How Is China Telecom Advancing Its Large Language Models?

Overview

Today, whether state-owned or private, organizations often discuss large models. However, according to a research team at Communications First, relatively few are actually building them: many are waiting, unsure how to proceed, or merely talking about it.

Major internet companies (Baidu, Alibaba, Tencent) have mature large models and are among the first national-level contributors.

Core requirements for large models

Developing large models requires three core elements: data, models, and compute. Among central state-owned enterprises, telecom operators are well positioned because the three major carriers hold massive, native data; model size can be scaled to the hundreds of billions of parameters; and they have in-house IDC capacity to provide baseline compute. Thus, carriers have structural advantages. The question is not whether they can build models, but how to build, optimize, and scale them effectively.

Organization

China Telecom established China Telecom Artificial Intelligence Technology Co., Ltd. in August 2023 to expand into the artificial intelligence domain. The company is positioned to manage and operate the group’s big data and AI capability development. China Telecom is integrating internal and external resources, pursuing in-house algorithm and model research, and developing layered services including atomic services, industry applications, platform management, and intelligent hardware product systems to support scaled deployment and application of AI products and solutions.

Personnel

According to Communications First’s internal sources at China Telecom, the new AI unit currently has a research team of over 200 people. Although the team size is still growing, the group has allocated additional headcount to support expansion, indicating organizational commitment. China Telecom emphasizes in-house development of high-end technologies rather than full reliance on third parties, while remaining open to partner collaboration for talent and capability complementarity.

Structural advantages

China Telecom’s advantages include: 1) data resources; 2) cloud-network integration and an existing cloud footprint that support model development; and 3) the ability to integrate large models with core services and digital products, starting internally and extending to industry applications. Turning these advantages into competitive outcomes depends on execution.

Progress to date

1. Xingchen model at the hundred-billion parameter scale

China Telecom’s Xingchen large model series began in October 2021 with a city-governance research model and has evolved through semantic, multimodal, speech, and next-generation digital-human stages. In June 2023 a 10-billion-parameter model was released, and four months later a 100-billion-parameter model was announced, reflecting rapid development.

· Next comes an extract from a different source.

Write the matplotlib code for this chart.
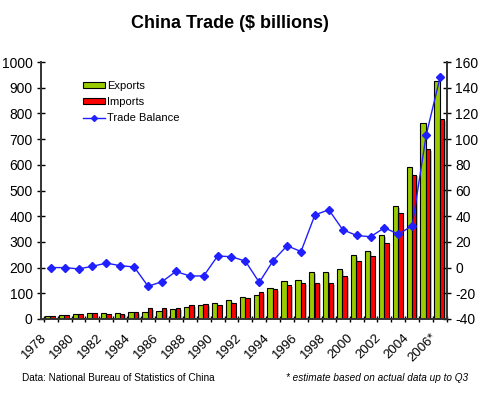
import numpy as np
import matplotlib
matplotlib.use("Agg")
import matplotlib.pyplot as plt
import matplotlib.patheffects as pe
from matplotlib.lines import Line2D
from matplotlib.patches import Patch

plt.rcParams['font.family'] = ['Liberation Sans', 'DejaVu Sans']
plt.rcParams['axes.unicode_minus'] = False

# donnees ($ milliards)
years = list(range(1978, 2007))
year_labels = [str(y) if y < 2006 else "2006*" for y in years]
exports = [10, 14, 18, 22, 22, 22, 26, 27, 31, 39, 48, 53, 62, 72, 85, 92,
           121, 149, 151, 183, 184, 195, 249, 266, 326, 438, 593, 762, 925]
imports = [11, 16, 20, 22, 19, 21, 27, 42, 43, 43, 55, 59, 53, 64, 81, 104,
           116, 132, 139, 142, 140, 166, 225, 244, 295, 413, 561, 660, 777]
balance = [0, 0, -1, 1, 3.5, 1.5, 0.5, -14.5, -11, -3, -6.5, -6.5, 9, 8.5, 5, -11.5,
           5.5, 17, 12.5, 41, 45, 29.5, 25, 24, 31, 26, 32.5, 103, 148]

green = "#99CC00"
red = "#FF0000"
blue = "#1F1FFF"

fig = plt.figure(figsize=(4.8, 3.95), dpi=100)
ax = fig.add_axes([41/480, 1-319/395, 406/480, 257/395])
ax2 = ax.twinx()

x = np.arange(len(years))
w = 0.38
shadow = [pe.SimplePatchShadow(offset=(1.2, -1.2), shadow_rgbFace="#999999", alpha=0.6), pe.Normal()]
b1 = ax.bar(x - w/2 - 0.03, exports, width=w, color=green, edgecolor="black", linewidth=0.8)
b2 = ax.bar(x + w/2 - 0.05, imports, width=w*0.85, color=red, edgecolor="black", linewidth=0.8)
for b in list(b1) + list(b2):
    b.set_path_effects(shadow)

ax2.plot(x, balance, color=blue, linewidth=1, marker="D", markersize=4.5, zorder=5)

ax.set_xlim(-0.5, len(years) - 0.5)
ax.set_ylim(0, 1000)
ax2.set_ylim(-40, 160)
ax.set_yticks(range(0, 1001, 100))
ax2.set_yticks(range(-40, 161, 20))

# ticks entre les categories, etiquettes une annee sur deux (decalees a gauche)
ax.set_xticks(np.arange(len(years) + 1) - 0.5, minor=True)
ax.set_xticks(x[::2] - 0.7)
ax.set_xticklabels(year_labels[::2], rotation=45, ha="right", va="top",
                   rotation_mode="anchor", fontsize=9.5)
ax.tick_params(axis="x", which="major", length=0, pad=9)
ax.tick_params(axis="x", which="minor", length=5, direction="inout", width=1)
ax.tick_params(axis="y", length=6, direction="inout", width=1, labelsize=10, pad=3)
ax2.tick_params(axis="y", length=6, direction="inout", width=1, labelsize=10, pad=3)

for a in (ax, ax2):
    a.spines["top"].set_visible(False)
    for s in ("left", "right", "bottom"):
        a.spines[s].set_color("#333333")
        a.spines[s].set_linewidth(1.2)
ax.set_zorder(ax2.get_zorder() - 1)
ax2.patch.set_visible(False)

handles = [Patch(facecolor=green, edgecolor="black", linewidth=0.8),
           Patch(facecolor=red, edgecolor="black", linewidth=0.8),
           Line2D([], [], color=blue, linewidth=1, marker="D", markersize=3)]
ax2.legend(handles, ["Exports", "Imports", "Trade Balance"], loc="upper left",
           bbox_to_anchor=(0.08, 0.965), frameon=False, fontsize=8,
           handlelength=1.9, handleheight=0.45, handletextpad=0.25, labelspacing=0.55)

fig.text(0.48, 1 - 23/395, "China Trade ($ billions)", ha="center", va="center",
         fontsize=13, fontweight="bold")
fig.text(22/480, 1 - 378/395, "Data: National Bureau of Statistics of China",
         ha="left", va="center", fontsize=7.2)
fig.text(468/480, 1 - 378/395, "* estimate based on actual data up to Q3",
         ha="right", va="center", fontsize=7.2, style="italic")

fig.savefig("out.png", dpi=100)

2. Model quality and capabilities

Model quality is commonly measured by hallucination rate. China Telecom reports that the Xingchen semantic model introduced a multi-turn hallucination mitigation approach that reduced hallucination by about 40%. The group is also developing the Xingchen speech model and a multimodal generative model, emphasizing more efficient training, improved understanding, richer generation, and better controllability to support a range of digital applications. China Telecom’s AI unit continues to advance in-house large-model research and parameter scaling to improve cross-domain generalization and feature learning.

3. Next-generation 3D digital humans

China Telecom’s 3D digital-human generation pipeline supports minute-level fully automatic reconstruction and adaptive skinning transfer. Reported metrics include an average 3D vertex error below 1 mm. A photorealistic 3D digital human can be generated from a few photos, with facial shape, wrinkles, features, and skin texture closely reproduced. Production time can be reduced from about one month to three days, and manual steps are reported to decrease by around 80%. The company has developed a semi-automatic topology binding workflow capable of stable, fine-grained topology at the eye and mouth corners, supporting micro-expression level motion. Combined with in-house driving and rendering engines, this enables more nuanced motion and emotion expression.

4. Ecosystem openness

At a recent Digital Ecology Technology Cooperation Conference, China Telecom announced that the Xingchen conversational model is being made externally accessible. The company also indicated plans to release multiple base-model variants at 3B, 7B, and 12B parameter scales, along with over 1T of training data, and stated an intention to open-source a hundred-billion-parameter model in early 2024. These steps are intended to support a more open development and application ecosystem.

Summary

China Telecom has aligned organizational structure, personnel, data, and compute resources to pursue large-model development. It has released scaled models, introduced mitigation measures for hallucination, advanced multimodal and speech capabilities, developed generative 3D digital-human techniques, and announced openings for parts of its model ecosystem. These actions indicate a sustained and organized effort rather than a temporary initiative.